The bulk of the class centered on the preventative measures of self defense, as the women were informed “the best self defense in the world is to not be there at all.”
Awareness of one’s surroundings is the first step of self defense, followed closely by listening to one’s intuition. To prove the awareness point, fellow class instructor, tae kwon do master and second-degree black belt in hapkido Todd Norcross, asked how many exits were in the room. Only one woman was paying enough attention to her surroundings to answer: four.
“A lot of us become complacent in our daily lives and when we take things for granted it could hurt us. Be aware of your surroundings and control your environment,” Norcross said. “Being aware, alert and making eye contact is the first step to self defense.”
The women were told to look into their cars before getting inside, if they get home and something is out of order or different pay attention to that, don’t shower with the doors unlocked and when hiking or biking choose familiar trails and observe who else is on the trail.
Intuition came next.
Norcross shared a story of a time when he didn’t follow his gut instinct, and as a result a knife was pulled on him.
At the time he was 12 and living in Southern California. He was walking through an alley to get some apple juice at the store, and there was a man in the alley. Instantly Norcross’ neck hairs began to stand and he just felt uncomfortable. But he ignored it. He was a trained fighter, wasn’t he? The man asked for directions and as soon as Norcross deviated his attention to answer a knife was to his neck.
“I said I’d never let that happen again — not listening to my instinct — and nothing’s ever happened since,” he said. “It’s better to be safe than sorry. If you get a feeling go with it, you can always apologize later on.”
Of course the class also delved into hard hitting kicks and punches.
The punching paddles and kicking bags came out as the women shouted their best “Hhhiiiyyyyaaahhhh.” They were taught quick palm punches to the nose and ears, which with one forceful strike can knock an attacker out of commission.
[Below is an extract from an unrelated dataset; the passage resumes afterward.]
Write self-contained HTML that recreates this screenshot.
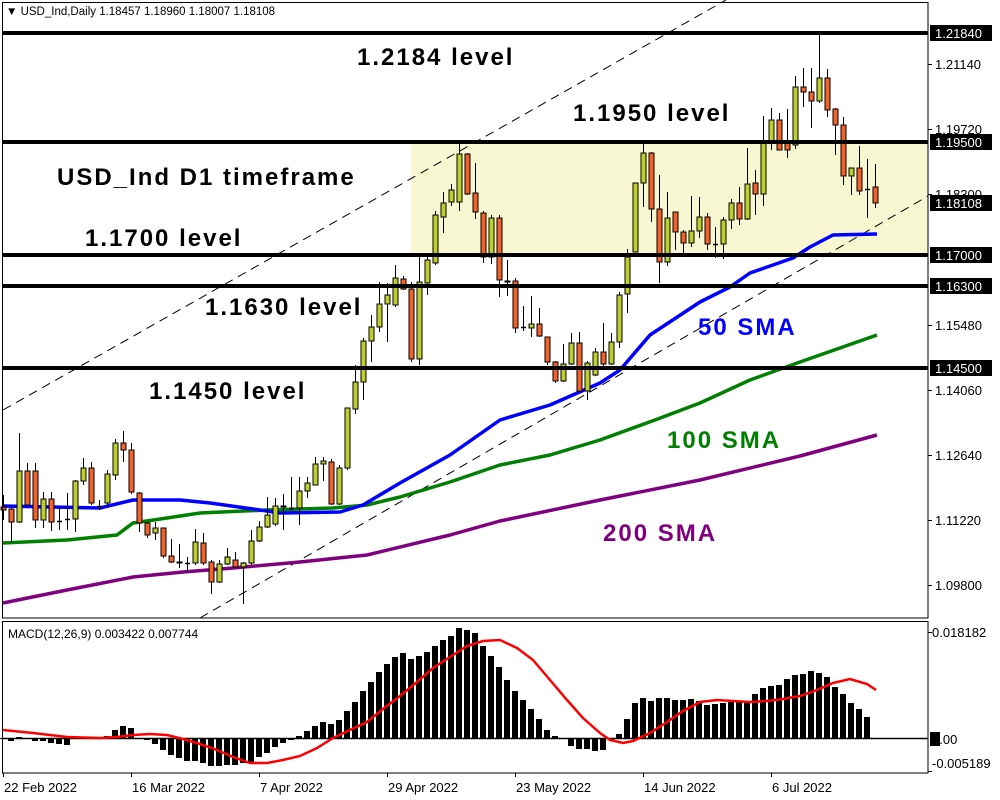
<!DOCTYPE html>
<html><head><meta charset="utf-8"><style>
html,body{margin:0;padding:0;background:#fff;}
svg{display:block;font-family:"Liberation Sans",sans-serif;}
.lv{font-weight:bold;font-size:24px;letter-spacing:2px;}
.ax{font-size:13px;}
</style></head><body>
<svg id="s" width="1000" height="800" viewBox="0 0 1000 800" xmlns="http://www.w3.org/2000/svg">
<rect x="0" y="0" width="1000" height="800" fill="#fff"/>
<rect x="411" y="143" width="517" height="110" fill="#f7f7d2"/>
<g id="dash" stroke="#000" stroke-width="1" stroke-dasharray="9,6" fill="none">
<line x1="3" y1="410" x2="726" y2="0"/>
<line x1="200" y1="618" x2="928" y2="196"/>
</g>
<g id="ma" fill="none" stroke-width="3.5" stroke-linejoin="round">
<polyline stroke="#800080" points="3,603 67,590 133,577 183,572 233,568 300,562 367,555 450,535 500,521 600,500 700,480 800,456 877,435"/>
<polyline stroke="#008000" points="3,543 67,540 117,535 133,523 167,518 200,513 267,510 333,508 367,505 400,497 450,482 500,465 550,455 600,440 655,420 700,403 750,380 800,362 877,335"/>
<polyline stroke="#0000ff" points="3,506 100,508 133,500 180,500 210,503 260,510 280,513 340,512 363,505 400,483 450,455 500,420 550,405 600,383 620,370 650,335 700,302 730,287 750,273 793,258 810,247 833,235 877,234"/>
</g>
<g id="cd"></g>
<g stroke="#000" stroke-width="4">
<line x1="2" y1="33" x2="928" y2="33"/>
<line x1="2" y1="142" x2="928" y2="142"/>
<line x1="2" y1="255" x2="928" y2="255"/>
<line x1="2" y1="286" x2="928" y2="286"/>
<line x1="2" y1="368" x2="928" y2="368"/>
</g>
<g class="lv">
<text x="357" y="65">1.2184 level</text>
<text x="573" y="121">1.1950 level</text>
<text x="57" y="185">USD_Ind D1 timeframe</text>
<text x="85" y="246">1.1700 level</text>
<text x="205" y="315">1.1630 level</text>
<text x="149" y="399">1.1450 level</text>
<text x="698" y="335" fill="#0000ff">50 SMA</text>
<text x="667" y="448" fill="#008000">100 SMA</text>
<text x="603" y="541" fill="#800080">200 SMA</text>
</g>
<g fill="none" stroke="#000" stroke-width="1">
<rect x="2.5" y="2.5" width="925.5" height="615.5"/>
<rect x="2.5" y="621.5" width="925.5" height="151.5"/>
</g>
<text x="6" y="15" font-size="11.5">▼ USD_Ind,Daily  1.18457 1.18960 1.18007 1.18108</text>
<g id="axis"></g>
<g id="macd"></g>
<text x="8" y="638" font-size="12">MACD(12,26,9) 0.003422 0.007744</text>
<polyline fill="none" stroke="#ff0000" stroke-width="2.5" points="3,730 33,733 67,737 100,738 117,737 133,735 150,734 167,735 183,739 200,744 217,750 233,757 250,763 267,763 283,760 300,756 317,748 333,738 350,730 367,722 383,709 400,696 417,682 433,668 450,657 467,646 483,641 500,640 517,648 533,660 550,680 567,700 583,718 600,733 610,740 623,743 633,741 650,733 667,722 683,711 700,702 717,700 733,701 750,702 767,701 783,699 800,696 817,690 833,683 850,679 867,684 876,690"/>
</svg>
<script>
var NS="http://www.w3.org/2000/svg";
function el(p,t,a,txt){var e=document.createElementNS(NS,t);for(var k in a)e.setAttribute(k,a[k]);if(txt!=null)e.textContent=txt;p.appendChild(e);return e;}
var C=[
[3.3,'r',507,510,495,520],[11,'r',509,522,507,543],[19.3,'g',471,522,433,523],[27.3,'r',471,505,463,505],[35.3,'r',471,520,463,528],
[43.3,'g',499,520,492,528],[51.3,'r',499,522,492,531],[59.3,'d',521,521,507,530],[67.3,'d',519,519,493,530],[75.3,'g',481,519,480,532],
[83.3,'g',468,481,458,485],[91.3,'r',468,503,462,505],[99.3,'d',506,506,500,510],[107.3,'g',474,503,470,508],[115.3,'g',443,475,439,480],[123.3,'r',443,450,431,462],
[131.3,'r',450,492,443,494],[139.3,'r',493,523,492,532],[147.3,'r',523,535,522,538],[155.3,'g',528,533,522,540],[163.3,'r',528,556,528,558],
[171.3,'r',556,562,539,563],[179.3,'r',562,563,544,568],[187.3,'d',563,563,557,573],[195.3,'g',542,563,529,565],[203.3,'r',543,563,533,565],
[211.3,'r',562,582,560,594],[219.3,'g',564,582,560,583],[227.3,'g',557,564,548,565],[235.3,'r',560,567,552,568],[243.3,'g',563,567,562,604],
[251.3,'g',541,563,530,565],[259.3,'g',527,541,521,542],[267.3,'g',515,527,497,528],[275.3,'g',506,524,498,526],[283.3,'r',506,507,494,530],
[291.3,'d',508,508,477,510],[299.3,'g',491,508,477,525],[307.3,'g',483,491,477,498],[315.3,'g',464,485,457,485],[323.3,'g',461,464,457,481],
[331.3,'r',462,504,459,505],[339.3,'g',468,504,465,505],[347.3,'g',408,468,408,470],[355.3,'g',382,409,365,414],[363.3,'g',341,382,338,400],
[371.3,'g',327,341,315,362],[379.3,'g',304,327,282,332],[387.3,'g',295,304,283,342],[395.3,'g',278,305,265,307],[403.3,'r',279,289,276,290],
[411.3,'r',289,359,282,362],[419.3,'g',282,359,257,365],[427.3,'g',260,283,255,295],[435.3,'g',215,263,211,265],[443.3,'g',203,217,192,233],
[451.3,'g',190,202,184,206],
[459.3,'g',154,202,142,211],[467.3,'r',154,194,153,195],[475.3,'r',193,212,163,219],[483.3,'r',213,257,211,263],[491.3,'g',218,257,215,264],
[499.3,'r',218,280,215,297],[507.3,'r',281,282,260,296],[515.3,'r',281,328,278,333],[523.3,'d',327,327,306,331],[531.3,'g',324,328,296,337],
[539.3,'r',324,336,308,337],[547.3,'r',337,362,337,365],[555.3,'r',362,381,361,383],[563.3,'g',364,381,344,382],[571.3,'g',343,364,333,365],
[579.3,'r',343,391,332,392],[587.3,'g',363,391,361,400],[595.3,'g',352,375,348,376],[603.3,'r',352,364,323,367],[611.3,'g',342,364,333,365],
[619.3,'g',295,342,292,348],[627.3,'g',257,294,249,313],[635.3,'g',183,252,183,252],[643.3,'g',153,183,143,207],[651.3,'r',153,209,152,222],
[659.3,'r',209,262,175,283],[667.3,'g',218,262,192,266],[675.3,'r',212,232,212,250],[683.3,'r',232,243,230,257],[691.3,'g',231,243,196,247],
[699.3,'g',217,231,197,238],[707.3,'r',217,244,213,250],[715.3,'d',244,246,227,258],[723.3,'g',220,244,217,259],[731.3,'g',203,220,199,229],
[739.3,'r',203,219,187,225],[747.3,'g',184,219,148,220],[755.3,'r',183,194,170,215],[763.3,'g',143,194,116,206],[771.3,'g',120,143,108,150],
[779.3,'r',120,150,113,150],[787.3,'r',143,150,109,158],[795.3,'g',87,145,76,149],[803.3,'r',87,92,68,107],[811.3,'r',92,101,68,128],
[819.3,'g',78,101,35,103],[827.3,'r',78,110,69,117],[835.3,'r',109,125,108,155],[843.3,'r',125,176,117,185],[851.3,'g',168,176,168,195],
[859.3,'r',168,191,146,195],[867.3,'d',189,189,159,218],[875.3,'r',187,203,164,208]];
var g=document.getElementById('cd');
C.forEach(function(c){var x=Math.round(c[0]);
 el(g,'line',{x1:x+0.5,x2:x+0.5,y1:c[4],y2:c[5],stroke:'#000','stroke-width':1});
 if(c[1]=='d'){el(g,'line',{x1:x-2,x2:x+3,y1:c[2]+0.5,y2:c[2]+0.5,stroke:'#000','stroke-width':1.5});}
 else{var h=Math.max(1,c[3]-c[2]);el(g,'rect',{x:x-2,y:c[2],width:5,height:h,fill:c[1]=='g'?'#bccf2c':'#f4612a',stroke:'#000','stroke-width':1});}
});
var H=[-1,-3,1,0,-3,-3,-5,-6,-7,0,0,0,0,2,8,12,10,0,-2,-6,-12,-17,-20,-23,-23,-25,-28,-28,-27,-27,-25,-24,-19,-15,-9,-5,-2,2,7,12,16,14,18,27,36,47,56,66,74,81,85,79,82,86,92,98,102,110,108,105,92,82,
71,58,47,38,29,19,8,2,0,-8,-11,-11,-13,-12,-2,4,19,35,40,37,40,40,38,38,39,37,33,34,35,36,36,37,44,50,52,53,59,63,64,67,65,61,51,44,35,29,21];
var m=document.getElementById('macd');
el(m,'line',{x1:3,x2:928,y1:738.5,y2:738.5,stroke:'#000','stroke-width':1.5});
H.forEach(function(v,i){var x=Math.round(3.3+8*i)-3;
 if(v>=0)el(m,'rect',{x:x,y:738-v,width:6,height:Math.max(v,1),fill:'#000'});
 else el(m,'rect',{x:x,y:738,width:6,height:-v,fill:'#000'});
});
var a=document.getElementById('axis');
[[64,'1.21140'],[129,'1.19720'],[194,'1.18300'],[325,'1.15480'],[390,'1.14060'],[455,'1.12640'],[520,'1.11220'],[585,'1.09800']].forEach(function(t){
 el(a,'line',{x1:928,x2:932,y1:t[0]+0.5,y2:t[0]+0.5,stroke:'#000'});
 el(a,'text',{x:935,y:t[0]+5,'class':'ax',fill:'#000'},t[1]);});
[[33,'1.21840'],[142,'1.19500'],[203,'1.18108'],[255,'1.17000'],[286,'1.16300'],[368,'1.14500']].forEach(function(t){
 el(a,'rect',{x:930,y:t[0]-8,width:62,height:16,fill:'#000'});
 el(a,'text',{x:935,y:t[0]+5,'class':'ax',fill:'#fff'},t[1]);});
el(a,'text',{x:932,y:637,'class':'ax',fill:'#000'},'0.018182');
el(a,'rect',{x:930,y:732,width:10,height:14,fill:'#000'});
el(a,'text',{x:932,y:744,'class':'ax',fill:'#000'},'0.00');
el(a,'text',{x:932,y:768,'class':'ax',fill:'#000'},'-0.005189');
el(a,'line',{x1:928,x2:932,y1:632.5,y2:632.5,stroke:'#000'});
el(a,'line',{x1:928,x2:932,y1:771.5,y2:771.5,stroke:'#000'});
[[3,'22 Feb 2022'],[131,'16 Mar 2022'],[259,'7 Apr 2022'],[387,'29 Apr 2022'],[515,'23 May 2022'],[643,'14 Jun 2022'],[771,'6 Jul 2022']].forEach(function(t){
 el(a,'line',{x1:t[0]+0.5,x2:t[0]+0.5,y1:773,y2:777,stroke:'#000'});
 el(a,'text',{x:t[0]+1,y:792,'class':'ax',fill:'#000'},t[1]);});
</script>
</body></html>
Hammer fist punches, front, side and roundhouse kicks, foot stomps, knee crippling maneuvers and various wrangling-away-from-someone’s-grasp techniques were taught.
Perfection isn’t necessary for the moves to be effective.
“You’re not going to have pinpoint accuracy, worry about the actions,” Norcross said. “They’re powerful so you don’t have to be accurate.”
Barabasz said he’ll try to host another class before the end of the year, possibly in October or November. He offers the classes as a means of giving to the community.
“The class is to give back to the community, and to help women feel safe and comfortable,” Barabasz said. “To do our part to bring safety and peace to our community.”
After observing a few women’s self defense sessions Barabasz said with a laugh the women of Poulsbo now scare him, as he knows they could beat him up. But in all seriousness he’s observed an “empowering” trend.
“I really like the way they’re coming forward to say, ‘I want to take possession of my own and be empowered.’ That’s what I’m seeing,” he said. “Women have the absolute right to take care of themselves. That is their right no matter what anybody says.”